Thursday, 27 January 2011

MDT & Intel Arrrrrgggghhhh!

Last year I spent a great deal of time learning how to use MDT. And it seemed like a good system. It worked well and there were only a few hiccups with it.

Suddenly this year it is proving to be a great deal of trouble and I’m wondering why I bothered with it.

Firstly, I made an effort to get a capture done from a VM image. There were no problems getting that capture done before. But now, for no apparent reason, MDT starts refusing the capture, and when it’s MDT, the reasons won’t be that obvious; the error messages you get will be meaningless like “CloneTag” or something, and you won’t be able to work out just what is going on without a lot more work.

The second instance is this year when I have started to work on laptops, and for good measure I loaded the carefully crafted and fully tested laptop image onto three new laptops.
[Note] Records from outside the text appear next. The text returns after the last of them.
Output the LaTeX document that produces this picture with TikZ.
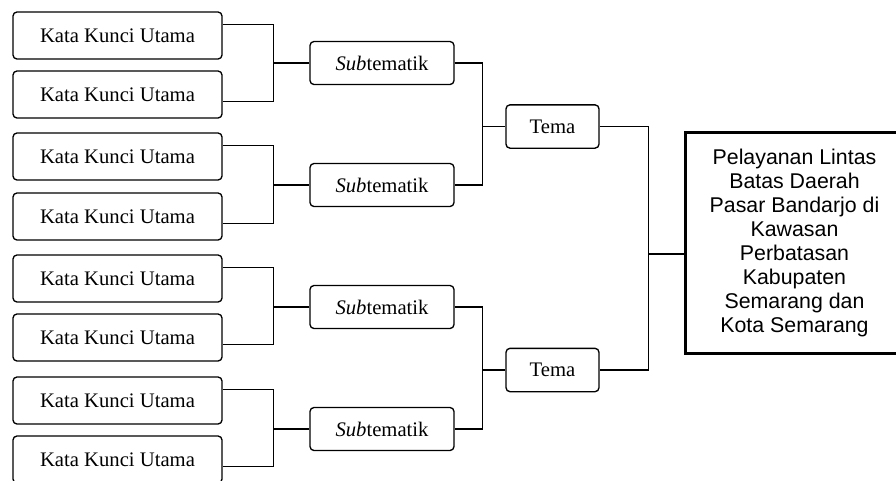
\documentclass[tikz,border=0pt]{standalone}
\usepackage{fontspec}
\setmainfont{Liberation Serif}
\newfontfamily\arialfont{Liberation Sans}
\usepackage{tikz}
\usetikzlibrary{positioning}
\tikzset{
  kwbox/.style={
    draw=black,
    rounded corners=3pt,
    line width=1pt,
    minimum width=156.75pt,
    minimum height=35.25pt,
    inner sep=0pt,
    font=\fontsize{15.5}{18}\selectfont
  },
  subbox/.style={
    kwbox,
    minimum width=108pt,
    minimum height=32.25pt
  },
  temabox/.style={
    kwbox,
    minimum width=69.75pt,
    minimum height=32.5pt
  },
  rootbox/.style={
    draw=black,
    line width=2.25pt,
    minimum width=164.25pt,
    minimum height=165.75pt,
    align=center,
    font=\arialfont\fontsize{16}{18}\selectfont
  },
  bracket/.style={
    draw=black,
    line width=1pt
  }
}

\begin{document}
\begin{tikzpicture}[x=0.75pt,y=-0.75pt]
  \useasboundingbox[fill=white] (0,0) rectangle (896,480);
  % kata kunci
  \foreach \i/\y in {1/35.5,2/94.5,3/156.5,4/216.5,5/278.5,6/337.5,7/400.5,8/459.5}{
    \node[kwbox] (kw\i) at (117.5,\y) {Kata Kunci Utama};
  }
  % subtematik
  \foreach \i/\y in {1/63,2/185,3/307,4/429}{
    \node[subbox] (sub\i) at (382,\y) {\textit{Sub}tematik};
  }
  \node[temabox] (tema1) at (552.5,126.5) {Tema};
  \node[temabox] (tema2) at (552.5,370) {Tema};
  \node[rootbox] (root) at (794.5,242.5) {Pelayanan Lintas\\Batas Daerah\\Pasar Bandarjo di\\Kawasan\\Perbatasan\\Kabupaten\\Semarang dan\\Kota Semarang};
  % brackets
  \foreach \i/\a/\b in {1/1/2,2/3/4,3/5/6,4/7/8}{
    \path (sub\i.west) -- +(-36,0) coordinate (j\i);
    \draw[bracket] ([yshift=8.25pt]kw\a.east) -| (j\i) |- ([yshift=-5.25pt]kw\b.east);
    \draw[bracket] (j\i) -- (sub\i);
  }
  \foreach \t/\a/\b in {1/1/2,2/3/4}{
    \path (tema\t.west) -- +(-23,0) coordinate (t\t);
    \draw[bracket] (sub\a.east) -| (t\t) |- (sub\b.east);
    \draw[bracket] (t\t) -- (tema\t);
  }
  \path ([yshift=-8.5pt]root.west) -- +(-35,0) coordinate (m);
  \draw[bracket] (tema1.east) -| (m) |- (tema2.east);
  \draw[bracket] (m) -- ([yshift=-8.5pt]root.west);
\end{tikzpicture}
\end{document}
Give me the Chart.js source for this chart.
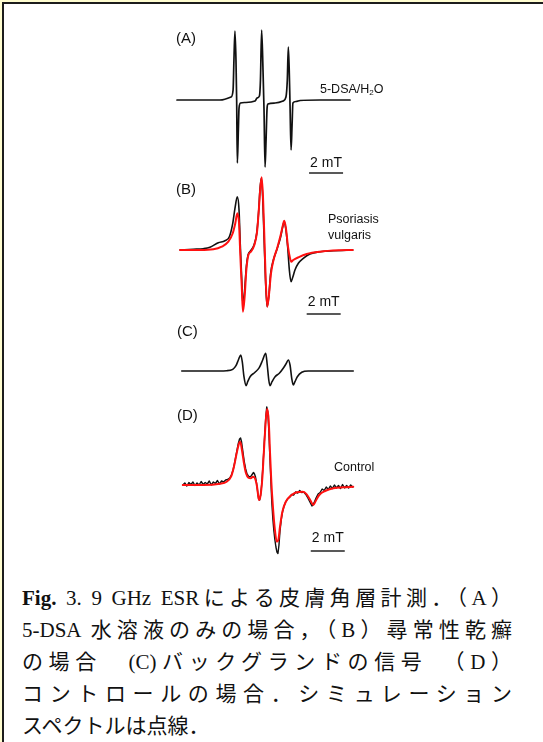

These types of laptops never gave us any trouble before loading this MDT image. But now, all three of them have inexplicably crashed during the MDT deployment process, leaving me with a pile of work to get them completed because half the task sequence hasn’t been completed.

At the moment I am not in a place where I have got time to poke around trying to find out why MDT has failed. I expected this deployment to go smoothly. It hasn’t. It is very time sensitive and it will have to be completed manually with a lot of extra work involved.

With all the amount of trouble that it can be with MDT at times like this I am really seriously considering just going over to native VHD deployment for all of our Windows 7 computers. Then we will only need MDT to simplify some of the management and I won’t be doing captures or deployments with it.

The second MDT (and AIK for that matter) annoyance is the design limitations that means a 64 bit installation (which is made on a 64 bit platform i.e. Windows 7 or Windows Server 64 bit edition) can only service installations that are for 64 bit target platforms. To be able to service both 64 bit and 32 bit installations, the 32 bit version of MDT (which can only be installed on a 32 bit edition of Windows) has to be installed. So this means that the computer that MDT and AIK is installed on has to be running a 32 bit edition of Windows. And since 2008R2 came out it is 64 bit only. Now the importance of this is that I wanted to have my Setup share a local drive letter on the MDT/AIK VM. This means it can only be running a Desktop edition of Windows and thus there is the infamous 10 connection limit. So in reality this would limit access to that share to 10 connections. Sometimes when you see these limitations you wonder if MS really has a clue what people use these packages for or they just must think people are made of money so they can fork out for another license for a machine that runs that specific edition of Windows (and another hardware box if that is what is needed). For me I have a Enterprise server license that will let me run this VM as part of the license but it still ends up with that 10 connection license to run a desktop edition of Windows.

The other annoyance is the server rail kit for Intel 5295 chassis. We ordered a rack that is 700 mm deep, thinking this would be plenty, after all the chassis is about 500 mm deep. But this very poorly designed Intel product will not fit in a chassis that is less than that size, even though it allows a huge gap at the back of the server, the rails require minimum of 700 mm depth in the chassis to fit in, and even at that you should really be looking at 800 mm chassis depth because the front door of your cabinet will not close. But of course in the minimum size 12RU chassis that we purchased, it is not available in more than 700 mm depth. Not until you go to 22RU and that is much too big and expensive.

So while the rack manufacturer’s product is good, Intel has really let us down with this silly very poor design. I went all over Intel’s website and looking at other websites to see what information is there about this design limitation (the product is called APP3RACKIT) and there is NO information. Absolutely NONE at all. If we can’t get the kit returned we are going to end up having to try to resell it, and we’ll end up losing money on it.